Democrats pushing the agenda say parents can simply opt-out of the premature sex-ed classes, but Republicans say it’s not as easy as the Democrats make it sound.
Republicans say Trenton Democrats have defended the controversial new education curriculum standards, claiming parents who object have the opportunity to opt their children out of instructions that conflict with their moral or religious beliefs, but Senator Joe Pennacchio today rejected the rationale.
“The so-called opt-out of the new rules is meaningless, because as the standards state, the specifics of the curriculum can apply to all content areas,” said Pennacchio (R-26). “A parent may be able to opt their child out of health and phys-ed, but the material will be integrated in science, social studies, and English lessons, anyway.
“My message to parents is this: Don’t let them tell you that you can opt out of everything, because you can’t.”

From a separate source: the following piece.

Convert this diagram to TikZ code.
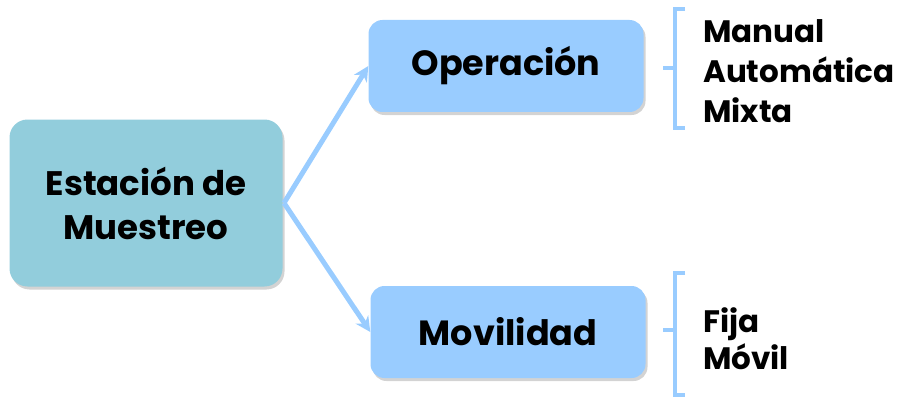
\documentclass[tikz,border=0pt]{standalone}
\usepackage{fontspec}
\setmainfont{Poppins}
\usetikzlibrary{shadows,arrows.meta}
\definecolor{mainfill}{HTML}{92CDDC}
\definecolor{subfill}{HTML}{99CCFF}
\definecolor{linkcol}{HTML}{99CCFF}
\tikzset{
  box/.style={rounded corners=18pt, inner sep=0pt, font=\bfseries,
    drop shadow={shadow xshift=2pt, shadow yshift=-3pt, opacity=0.35}},
  mainbox/.style={box, fill=mainfill, minimum width=273pt, minimum height=167pt, font=\bfseries\fontsize{34}{44}\selectfont, align=center},
  subbox/.style={box, fill=subfill, minimum width=275pt, minimum height=92pt, rounded corners=14pt, font=\bfseries\fontsize{35}{40}\selectfont},
  link/.style={draw=linkcol, line width=5pt, -{Stealth[length=15pt,width=15pt]}},
  brace/.style={draw=linkcol, line width=4pt},
  item/.style={font=\bfseries\fontsize{31}{40}\selectfont, align=left, anchor=west, inner sep=0pt},
  item2/.style={item, font=\bfseries\fontsize{31}{37}\selectfont}
}
\begin{document}
\begin{tikzpicture}[x=1pt,y=-1pt]
\useasboundingbox (0,0) rectangle (903,404);
\node[mainbox] (est) at (146,203) {Estación de\\Muestreo};
\node[subbox] (op) at (506,66) {Operación};
\node[subbox] (mov) at (508,332) {Movilidad};
\coordinate (src) at (284,203);
\draw[link] (src) -- (op.west);
\draw[link] (src) -- (mov.west);
% braces
\draw[brace] (685,9) -- (675,9) -- (675,68) -- (663,68) -- (675,68) -- (675,128) -- (685,128);
\draw[brace] (685,273) -- (675,273) -- (675,330) -- (663,330) -- (675,330) -- (675,395) -- (685,395);
\node[item] (list1) at (703,71) {Manual\\Automática\\Mixta};
\node[item2] (list2) at (703,339) {Fija\\Móvil};
\end{tikzpicture}
\end{document}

According to a press release by Pennacchio, a portion of the FAQ section of the Department of Education’s website reads:
“Each school district is required by law to provide instruction in grades K-12 at an appropriate place in the curriculum that highlights and promotes diversity, including economic diversity, equity, inclusion, tolerance, and belonging in connection with gender and sexual orientation, race and ethnicity, disabilities, and religious tolerance; as well as the political, economic, and social contributions of persons with disabilities and lesbian, gay, bisexual, and transgender people at the middle and high school level. There is no opt-out provision in these statues.”
“The opt-out is a misnomer. There is no mechanism in the law that allows parents of 4- and 5-year-olds to opt-out of sexual identity and orientation lessons,” Pennacchio said. “At best, there is a lot of ambiguity and confusion about these new rules and what they mean for our children, and that’s by design.
“The Administration isn’t making it easy for parents to understand how these changes will impact their kids, their families, or their communities,” said Pennacchio.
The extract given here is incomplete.